May, which every mother of school-aged children knows is at least twice as hectic as the more hyped December, is the month of awards. Academic awards days, athletic banquets, graduations and every other stripe of ceremony to honor anything from straight A’s to congeniality to perfect attendance.
So as reams of certificates are printed and tassels are turned, it seems like the right time to throw out a few honors to the athletes and coaches of the Pirate Nation. This is the best kind of awards ceremony — no one has to miss work to attend or bring baked goods for the reception afterwards. So in the spirit of the season, I present The ECU Athletics End-of-the-Year Superlatives:
- Most Dependable: Baseball’s Spencer Brickhouse clearly believes that his surname is a self-fulfilling prophecy. He is the only Diamond Buc who has started in every one of the team’s 46 games so far this season, and he leads the team with 177 at-bats. From that workload he has produced 48 hits and 33 runs, nine doubles and seven home runs, placing him second on the squad in all four key categories. His steadiness is one of the key building blocks (okay, bricks) in constructing a commanding postseason presence.
- Most Adaptable: Junior runner Grace Sullivan has broken the school record for two consecutive years in the 3,000-meter steeplechase, an event that requires an athlete to navigate 28 barriers and seven water jumps. Sullivan set the new standard of 10:23.92 at the Virginia Challenge, and in her past two seasons she has finished third and and fourth respectively in the steeplechase at the American Athletic Conference meet. The team travels to conference this weekend in Cincinnati, and Sullivan will brave soaking shoes and solid wooden barriers in an effort to extend her team’s season.

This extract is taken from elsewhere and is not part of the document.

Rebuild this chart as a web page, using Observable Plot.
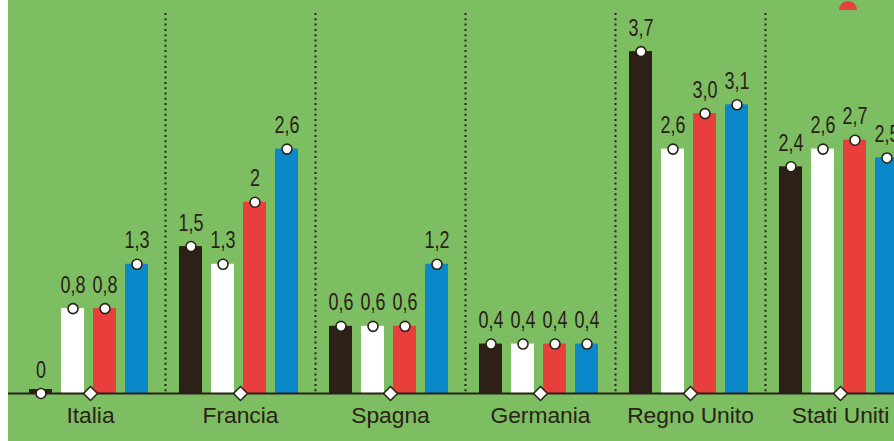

- The Legacy Award: This certificate goes to the Pirate men’s tennis team, which left its mark on program history on April 11 when it notched its 20th win to become the most successful men’s team ever at ECU. The milestone came in a pitched 4-3 battle against a tough College of Charleston team, pulling the team ahead of the 19-5 squad Heinchon coached in 2009. The PIrates finished with a record of 22-5 after losing in the conference quarterfinals to Tulane.
- Most Deserving of a Bright 2019: No group is more worthy of this award than the women’s golf team, which qualified for the NCAA Regional in Austin, Texas, and was felled by an illness that swept through the squad. After shooting 11 over for 12th place after the first round, three of the five Pirate starters were too sick to play in the second round, and two were unable to play in the third round. The Pirates will come home with an official status of DNF (did not finish), regrets about the bad timing of harmful germs and a determination to make a true run for the national finals next year.
- Most Hardware: The men’s and women’s swim teams took home a haul of treasure from February’s American Athletic Conference meet: Twenty total medals, ten of them gold, plus six new varsity records and 15 NCAA B qualifying times. A week after the conference meet, twenty swimmers in 13 events were named to the American all-conference team.
- The Face of the Future: For this award, look no further than freshman softball phenom Erin Poepping, a right-handed pitcher who was the first Pirate selection to the conference all-freshman team in five years. Poepping went 13-15 from the mound in the regular season, striking out 92 batters and compiling an ERA of 3.36. She pitched four complete games, including a 2-1 victory over N.C. State on April 25.
- Bearer of the Highest Expectations: Joe Dooley, with American Freshman-of-the-Year Shawn Williams taking runner-up. The leadership carousel within ECU basketball both highlighted the need for stable guidance and placed the program in a brighter spotlight than it has occupied for several years. Dooley is known as a hard worker and an intense competitor, and he will need to employ both qualities in full force to help engineer the results both he and the Pirate Nation are seeking — a true and enduring national presence for ECU hoops.